Place à l'interview :
Depuis quel album est utilisée votre police "Blake et Mortimer" ? Comment les polices étaient créées avant votre participation avec Dargaud ?
Marie Aumont : Depuis Le Sanctuaire du Gondwana. Avant il existait aussi une police basée sur l'écriture de E.P.Jacobs, mais elle ne fonctionnait pas très bien vu la masse de
texte que l'on trouve dans les bulles. C'était devenu un véritable casse tête pour le lettreur, du fait de très hautes ascendantes et descendantes (l,t,p,q,g,b …), de mauvais espacements, de
pentes de lettres inégales, de graisses différentes, de ponctuation aléatoire…. Le lettreur devait revenir constamment sur chacune des bulles afin de trouver une solution à la mano. Je vous
laisse imaginer le temps passé….
Sur quelle écriture vous êtes-vous basée pour la police "Blake et Mortimer" ? Celle des albums de E.P. Jacobs ou êtes vous repartie de zéro
?
Je me suis basée sur de vieux albums de E.P.Jacobs, quand il faisait son lettrage à la main lui même. C'est un des rares à cette époque à lettrer avec des bas de casses (minuscules). Je me suis
aussi un peu inspirée de celle existante. Après il a fallu systématiser pour que la police soit utilisable facilement par n'importe quel graphiste sans avoir des aberrations d'espacements, de
tailles, de largeurs, de graisses, avec de petites ascendantes et descendantse pour pouvoir caler un maximum de texte en restant lisible. C'est ça le plus dur, normaliser… parce que
malheureusement on perd toujours la vitalité et la fraîcheur du lettrage manuel qui caractérise tant la BD ! Il faut essayer de garder ce rythme en laissant quelques "erreurs" maîtrisées,
mais faire attention que cela ne devienne pas systématique. J'ai proposé de créer une série de caractères alternatifs, afin de mieux reproduire le rythme du lettrage BD, mais le budget
n'était pas au rendez-vous, même pour un tirage à 400 000 exemplaires... Une petite frustration subsiste...

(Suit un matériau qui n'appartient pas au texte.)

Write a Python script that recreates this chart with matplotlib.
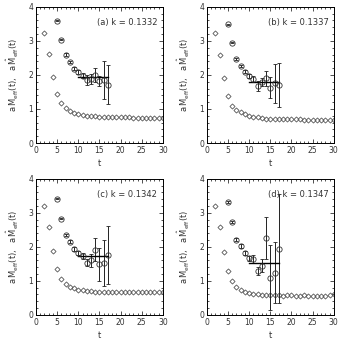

Combien de temps pour faire ce genre de travail ? Quels sont les logiciels que vous utilisez ?
Il me faut plusieurs mois pour la finaliser entièrement. J'y travaille, je m'arrête pour faire autre chose et ne pas devenir folle, je recommence…. etc. J'utilise Fontlab.
Faites vous des "mises à jour" ou corrections suivant les albums à la demande de l'éditeur ?
Oui, c'est en utilisant la police que l'on se rend compte de ce qui déconne, et comme c'est moi qui fais le lettrage, je corrige.
Quelles sont les différences avec la police Tintin disponible au téléchargement sur certains sites ?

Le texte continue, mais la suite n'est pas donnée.